### Instructions for the task
Make an exact copy of the data below, leaving out every picture.

### Data shown
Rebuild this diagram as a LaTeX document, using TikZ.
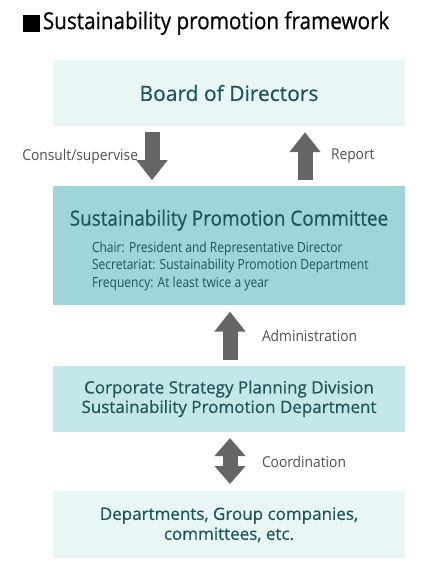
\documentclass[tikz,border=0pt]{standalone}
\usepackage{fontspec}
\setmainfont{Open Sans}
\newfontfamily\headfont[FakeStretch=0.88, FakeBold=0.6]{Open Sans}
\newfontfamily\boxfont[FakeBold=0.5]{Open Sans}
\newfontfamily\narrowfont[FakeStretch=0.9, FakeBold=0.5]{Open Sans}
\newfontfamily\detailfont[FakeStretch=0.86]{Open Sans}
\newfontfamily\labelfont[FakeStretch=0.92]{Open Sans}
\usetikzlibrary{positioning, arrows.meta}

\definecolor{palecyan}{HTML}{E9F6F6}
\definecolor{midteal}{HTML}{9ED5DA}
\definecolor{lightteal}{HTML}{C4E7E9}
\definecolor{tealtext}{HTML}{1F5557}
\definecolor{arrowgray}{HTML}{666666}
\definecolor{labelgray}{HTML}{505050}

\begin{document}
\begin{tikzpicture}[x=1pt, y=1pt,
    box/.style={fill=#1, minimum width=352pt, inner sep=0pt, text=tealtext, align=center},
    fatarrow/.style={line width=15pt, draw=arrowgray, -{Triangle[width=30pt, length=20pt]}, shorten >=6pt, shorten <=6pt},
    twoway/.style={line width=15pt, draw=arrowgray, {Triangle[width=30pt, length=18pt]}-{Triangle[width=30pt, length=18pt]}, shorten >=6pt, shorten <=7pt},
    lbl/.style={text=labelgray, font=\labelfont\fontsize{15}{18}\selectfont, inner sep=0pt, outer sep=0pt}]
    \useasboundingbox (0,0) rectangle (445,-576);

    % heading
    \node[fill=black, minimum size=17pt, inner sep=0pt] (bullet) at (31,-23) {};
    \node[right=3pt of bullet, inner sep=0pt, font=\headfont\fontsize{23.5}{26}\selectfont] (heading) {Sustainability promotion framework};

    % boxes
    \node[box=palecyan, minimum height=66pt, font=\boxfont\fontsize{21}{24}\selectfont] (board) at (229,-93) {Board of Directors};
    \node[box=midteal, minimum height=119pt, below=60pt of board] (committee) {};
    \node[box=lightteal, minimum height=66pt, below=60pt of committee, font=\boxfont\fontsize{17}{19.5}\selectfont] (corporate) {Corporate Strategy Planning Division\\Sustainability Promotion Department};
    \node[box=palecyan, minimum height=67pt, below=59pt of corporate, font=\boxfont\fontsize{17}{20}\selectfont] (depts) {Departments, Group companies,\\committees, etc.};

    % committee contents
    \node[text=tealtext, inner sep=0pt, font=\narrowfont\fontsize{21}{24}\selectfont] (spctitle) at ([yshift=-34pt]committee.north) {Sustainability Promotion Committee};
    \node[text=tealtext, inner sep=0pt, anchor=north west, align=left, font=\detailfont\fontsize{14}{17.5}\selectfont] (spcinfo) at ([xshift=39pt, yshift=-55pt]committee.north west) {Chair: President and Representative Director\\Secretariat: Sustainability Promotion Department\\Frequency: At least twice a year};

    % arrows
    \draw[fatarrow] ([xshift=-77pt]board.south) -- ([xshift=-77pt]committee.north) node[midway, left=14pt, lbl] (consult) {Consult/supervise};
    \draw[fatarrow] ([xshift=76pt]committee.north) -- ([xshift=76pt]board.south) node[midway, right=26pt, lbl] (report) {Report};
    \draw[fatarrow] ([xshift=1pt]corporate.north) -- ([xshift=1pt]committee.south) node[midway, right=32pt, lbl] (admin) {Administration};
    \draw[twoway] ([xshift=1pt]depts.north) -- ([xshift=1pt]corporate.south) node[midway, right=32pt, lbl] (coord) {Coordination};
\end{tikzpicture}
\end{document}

### Final result
Rebuild this diagram as a LaTeX document, using TikZ.
\documentclass[tikz,border=0pt]{standalone}
\usepackage{fontspec}
\setmainfont{Open Sans}
\newfontfamily\headfont[FakeStretch=0.88, FakeBold=0.6]{Open Sans}
\newfontfamily\boxfont[FakeBold=0.5]{Open Sans}
\newfontfamily\narrowfont[FakeStretch=0.9, FakeBold=0.5]{Open Sans}
\newfontfamily\detailfont[FakeStretch=0.86]{Open Sans}
\newfontfamily\labelfont[FakeStretch=0.92]{Open Sans}
\usetikzlibrary{positioning, arrows.meta}

\definecolor{palecyan}{HTML}{E9F6F6}
\definecolor{midteal}{HTML}{9ED5DA}
\definecolor{lightteal}{HTML}{C4E7E9}
\definecolor{tealtext}{HTML}{1F5557}
\definecolor{arrowgray}{HTML}{666666}
\definecolor{labelgray}{HTML}{505050}

\begin{document}
\begin{tikzpicture}[x=1pt, y=1pt,
    box/.style={fill=#1, minimum width=352pt, inner sep=0pt, text=tealtext, align=center},
    fatarrow/.style={line width=15pt, draw=arrowgray, -{Triangle[width=30pt, length=20pt]}, shorten >=6pt, shorten <=6pt},
    twoway/.style={line width=15pt, draw=arrowgray, {Triangle[width=30pt, length=18pt]}-{Triangle[width=30pt, length=18pt]}, shorten >=6pt, shorten <=7pt},
    lbl/.style={text=labelgray, font=\labelfont\fontsize{15}{18}\selectfont, inner sep=0pt, outer sep=0pt}]
    \useasboundingbox (0,0) rectangle (445,-576);

    % heading
    \node[fill=black, minimum size=17pt, inner sep=0pt] (bullet) at (31,-23) {};
    \node[right=3pt of bullet, inner sep=0pt, font=\headfont\fontsize{23.5}{26}\selectfont] (heading) {Sustainability promotion framework};

    % boxes
    \node[box=palecyan, minimum height=66pt, font=\boxfont\fontsize{21}{24}\selectfont] (board) at (229,-93) {Board of Directors};
    \node[box=midteal, minimum height=119pt, below=60pt of board] (committee) {};
    \node[box=lightteal, minimum height=66pt, below=60pt of committee, font=\boxfont\fontsize{17}{19.5}\selectfont] (corporate) {Corporate Strategy Planning Division\\Sustainability Promotion Department};
    \node[box=palecyan, minimum height=67pt, below=59pt of corporate, font=\boxfont\fontsize{17}{20}\selectfont] (depts) {Departments, Group companies,\\committees, etc.};

    % committee contents
    \node[text=tealtext, inner sep=0pt, font=\narrowfont\fontsize{21}{24}\selectfont] (spctitle) at ([yshift=-34pt]committee.north) {Sustainability Promotion Committee};
    \node[text=tealtext, inner sep=0pt, anchor=north west, align=left, font=\detailfont\fontsize{14}{17.5}\selectfont] (spcinfo) at ([xshift=39pt, yshift=-55pt]committee.north west) {Chair: President and Representative Director\\Secretariat: Sustainability Promotion Department\\Frequency: At least twice a year};

    % arrows
    \draw[fatarrow] ([xshift=-77pt]board.south) -- ([xshift=-77pt]committee.north) node[midway, left=14pt, lbl] (consult) {Consult/supervise};
    \draw[fatarrow] ([xshift=76pt]committee.north) -- ([xshift=76pt]board.south) node[midway, right=26pt, lbl] (report) {Report};
    \draw[fatarrow] ([xshift=1pt]corporate.north) -- ([xshift=1pt]committee.south) node[midway, right=32pt, lbl] (admin) {Administration};
    \draw[twoway] ([xshift=1pt]depts.north) -- ([xshift=1pt]corporate.south) node[midway, right=32pt, lbl] (coord) {Coordination};
\end{tikzpicture}
\end{document}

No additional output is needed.